Country
Wide Wednesday: Countryside
"I know a place not far from here
Where lifes sweet perfume fills the air
And if you want I'll take you there
If you want I'll take you there
Into the light out of the dark
Where only love can heal your heart
And if you want I'll make a start
If you want I'll make a start
This place I say - half hour away
Is that so far to go - so near
And further on we'll find the time
And lose the discontent we feel - that we feel
I feel the time we've yet to reach
Is not within our own belief
But I feel sure that time'll come
If it goes on at all, said - if it goes on at all, whoa - if it goes on at all,
Hey - it goes on and on and on and on
I know a place not far from here
Where fresh cut grass will fill your hair
And if you want we'll lay a while there
If you want we'll lay a while there
If you want we'll lay a while there."
Paul Weller ~ Country
Thanks as ever to Bob of Bob's Blips for the topic "Countryside" for this week's Wide Wednesday challenge.
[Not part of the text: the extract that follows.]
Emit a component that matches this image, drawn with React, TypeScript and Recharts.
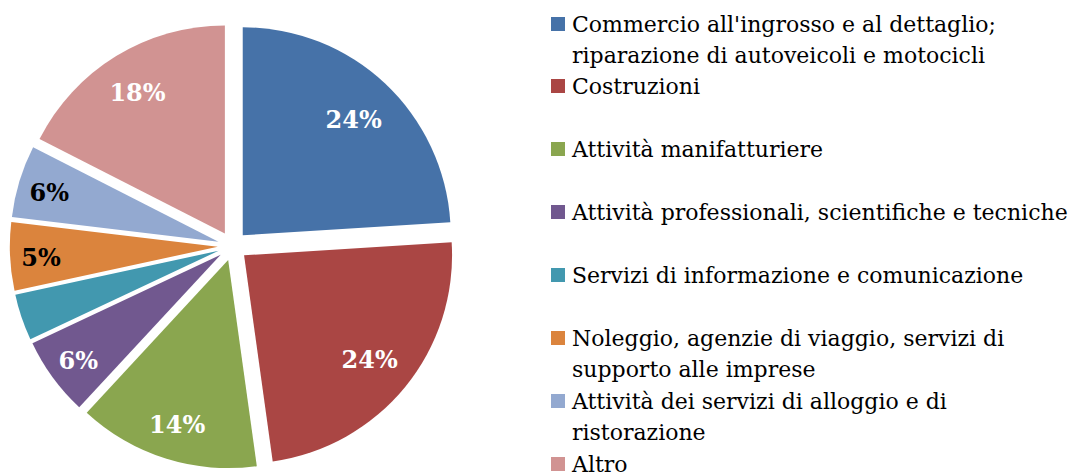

I've taken this shot from a field that is close to where I lived as I was growing up. My parents moved there when I was 8, and our house was just a short walk from these fields at the edge of the town through which the river Chew flows sluggishly on this warm May afternoon. If you were standing, rather than crouching to look at this dandelion clock, you would be able to see the river in the valley below you.
The Chew flows sluggishly for most of the time, although this is the 50th anniversary of the Great Flood (as it is known locally) which washed away many bridges over the river overnight, and killed 8 people, 4 of them in a car on one of the bridges.
I still remember the surprise of waking up to find that school was cancelled the next morning.
1968 had already been a very wet Summer when on 10 July over 5 inches of rain fell in less than 24 hours. The intensity of the downpour increased as the day wore on, with great thunderstorms, which my sister and I watched from our bedrooms.
The sodden fields unable to soak up the water passed it straight into the river carrying with it much debris. At Chew Magna the reservoir overflowed further swelling the River Chew. Like the first falling domino in a chain, at some stage that night the first of the debris-stricken bridges was washed away under this onslaught, sending a swirling torrent down to the next bridge, where the process was repeated and multiplied. Eye witnesses described a 'wall of water' some 10 feet tall which reached this spot shortly before midnight.
That's the thing about history, mostly we just pass by without a clue as to what world shaping events have happened at that very spot.